> [GIVEN REQUEST]:
Each line from the start of the data below through the one containing "fig = go.Figure()" must be reproduced exactly.

> [DATASET EXCERPT]:
════════════════════

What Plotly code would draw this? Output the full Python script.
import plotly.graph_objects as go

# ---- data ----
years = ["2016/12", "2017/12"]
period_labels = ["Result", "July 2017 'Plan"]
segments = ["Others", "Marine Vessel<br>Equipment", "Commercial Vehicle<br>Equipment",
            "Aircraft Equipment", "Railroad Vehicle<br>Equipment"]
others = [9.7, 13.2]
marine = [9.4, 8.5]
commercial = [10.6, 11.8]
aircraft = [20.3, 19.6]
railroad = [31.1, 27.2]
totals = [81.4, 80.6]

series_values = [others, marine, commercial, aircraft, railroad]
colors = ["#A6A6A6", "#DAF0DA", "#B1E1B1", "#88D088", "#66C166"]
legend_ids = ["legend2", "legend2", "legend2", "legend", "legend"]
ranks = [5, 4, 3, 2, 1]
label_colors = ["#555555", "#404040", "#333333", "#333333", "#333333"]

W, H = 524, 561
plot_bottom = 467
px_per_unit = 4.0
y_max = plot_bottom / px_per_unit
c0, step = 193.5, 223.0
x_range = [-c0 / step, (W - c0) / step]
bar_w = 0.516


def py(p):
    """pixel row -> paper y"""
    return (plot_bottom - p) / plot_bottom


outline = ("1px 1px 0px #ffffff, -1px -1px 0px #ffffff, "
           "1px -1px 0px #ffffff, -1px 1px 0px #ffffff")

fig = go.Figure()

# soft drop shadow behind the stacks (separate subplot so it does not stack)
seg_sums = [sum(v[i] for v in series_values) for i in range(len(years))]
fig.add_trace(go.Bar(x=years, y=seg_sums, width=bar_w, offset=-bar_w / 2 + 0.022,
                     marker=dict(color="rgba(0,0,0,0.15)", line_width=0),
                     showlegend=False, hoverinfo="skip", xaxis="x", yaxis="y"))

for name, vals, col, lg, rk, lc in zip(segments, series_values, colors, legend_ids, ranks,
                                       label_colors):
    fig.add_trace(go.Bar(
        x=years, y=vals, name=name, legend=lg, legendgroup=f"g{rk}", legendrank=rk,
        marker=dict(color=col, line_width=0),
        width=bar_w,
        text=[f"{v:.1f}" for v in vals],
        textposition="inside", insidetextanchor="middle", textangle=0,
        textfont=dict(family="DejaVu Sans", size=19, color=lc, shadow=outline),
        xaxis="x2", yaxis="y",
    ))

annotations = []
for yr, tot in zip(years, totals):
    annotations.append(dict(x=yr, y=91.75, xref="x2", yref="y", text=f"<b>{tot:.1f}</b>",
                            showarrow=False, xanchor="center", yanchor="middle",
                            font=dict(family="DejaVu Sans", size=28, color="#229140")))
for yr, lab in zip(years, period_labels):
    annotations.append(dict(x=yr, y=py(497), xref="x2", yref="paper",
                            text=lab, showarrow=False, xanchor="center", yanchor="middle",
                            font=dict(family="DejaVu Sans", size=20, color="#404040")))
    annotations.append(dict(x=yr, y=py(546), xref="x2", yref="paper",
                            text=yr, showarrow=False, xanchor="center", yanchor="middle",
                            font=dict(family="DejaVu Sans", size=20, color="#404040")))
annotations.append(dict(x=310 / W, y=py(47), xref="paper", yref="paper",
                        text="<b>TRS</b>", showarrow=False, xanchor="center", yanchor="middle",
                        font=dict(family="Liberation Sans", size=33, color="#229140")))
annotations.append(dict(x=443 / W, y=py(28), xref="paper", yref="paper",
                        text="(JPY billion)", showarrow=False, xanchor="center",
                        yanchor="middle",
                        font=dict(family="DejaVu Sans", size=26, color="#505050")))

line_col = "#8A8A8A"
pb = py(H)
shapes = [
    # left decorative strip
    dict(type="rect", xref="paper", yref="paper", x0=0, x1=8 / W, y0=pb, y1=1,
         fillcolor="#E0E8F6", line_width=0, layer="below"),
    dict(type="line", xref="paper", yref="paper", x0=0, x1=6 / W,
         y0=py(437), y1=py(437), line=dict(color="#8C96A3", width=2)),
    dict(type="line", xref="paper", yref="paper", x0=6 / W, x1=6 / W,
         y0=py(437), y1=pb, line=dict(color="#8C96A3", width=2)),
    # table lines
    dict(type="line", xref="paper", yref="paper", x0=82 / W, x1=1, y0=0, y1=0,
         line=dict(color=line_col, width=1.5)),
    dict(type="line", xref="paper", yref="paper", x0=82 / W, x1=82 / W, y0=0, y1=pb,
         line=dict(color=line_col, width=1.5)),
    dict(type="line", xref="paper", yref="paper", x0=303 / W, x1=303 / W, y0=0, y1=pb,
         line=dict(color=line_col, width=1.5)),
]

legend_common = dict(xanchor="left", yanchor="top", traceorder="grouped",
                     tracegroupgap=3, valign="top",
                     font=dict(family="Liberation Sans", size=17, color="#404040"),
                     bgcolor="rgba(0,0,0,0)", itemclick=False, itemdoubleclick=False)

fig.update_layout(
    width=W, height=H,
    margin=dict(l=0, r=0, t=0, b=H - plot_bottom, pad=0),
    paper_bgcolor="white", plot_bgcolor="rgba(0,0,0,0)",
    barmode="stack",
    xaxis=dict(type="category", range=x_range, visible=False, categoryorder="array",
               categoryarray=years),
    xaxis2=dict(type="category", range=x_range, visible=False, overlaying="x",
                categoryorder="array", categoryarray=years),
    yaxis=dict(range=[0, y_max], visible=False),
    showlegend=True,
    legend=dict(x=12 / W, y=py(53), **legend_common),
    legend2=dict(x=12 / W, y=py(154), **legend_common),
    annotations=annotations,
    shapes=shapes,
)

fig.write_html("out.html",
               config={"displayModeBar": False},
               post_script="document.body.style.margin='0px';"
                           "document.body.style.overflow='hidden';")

════════════════════

> [WRITTEN REPLY]:
What Plotly code would draw this? Output the full Python script.
import plotly.graph_objects as go

# ---- data ----
years = ["2016/12", "2017/12"]
period_labels = ["Result", "July 2017 'Plan"]
segments = ["Others", "Marine Vessel<br>Equipment", "Commercial Vehicle<br>Equipment",
            "Aircraft Equipment", "Railroad Vehicle<br>Equipment"]
others = [9.7, 13.2]
marine = [9.4, 8.5]
commercial = [10.6, 11.8]
aircraft = [20.3, 19.6]
railroad = [31.1, 27.2]
totals = [81.4, 80.6]

series_values = [others, marine, commercial, aircraft, railroad]
colors = ["#A6A6A6", "#DAF0DA", "#B1E1B1", "#88D088", "#66C166"]
legend_ids = ["legend2", "legend2", "legend2", "legend", "legend"]
ranks = [5, 4, 3, 2, 1]
label_colors = ["#555555", "#404040", "#333333", "#333333", "#333333"]

W, H = 524, 561
plot_bottom = 467
px_per_unit = 4.0
y_max = plot_bottom / px_per_unit
c0, step = 193.5, 223.0
x_range = [-c0 / step, (W - c0) / step]
bar_w = 0.516


def py(p):
    """pixel row -> paper y"""
    return (plot_bottom - p) / plot_bottom


outline = ("1px 1px 0px #ffffff, -1px -1px 0px #ffffff, "
           "1px -1px 0px #ffffff, -1px 1px 0px #ffffff")

fig = go.Figure()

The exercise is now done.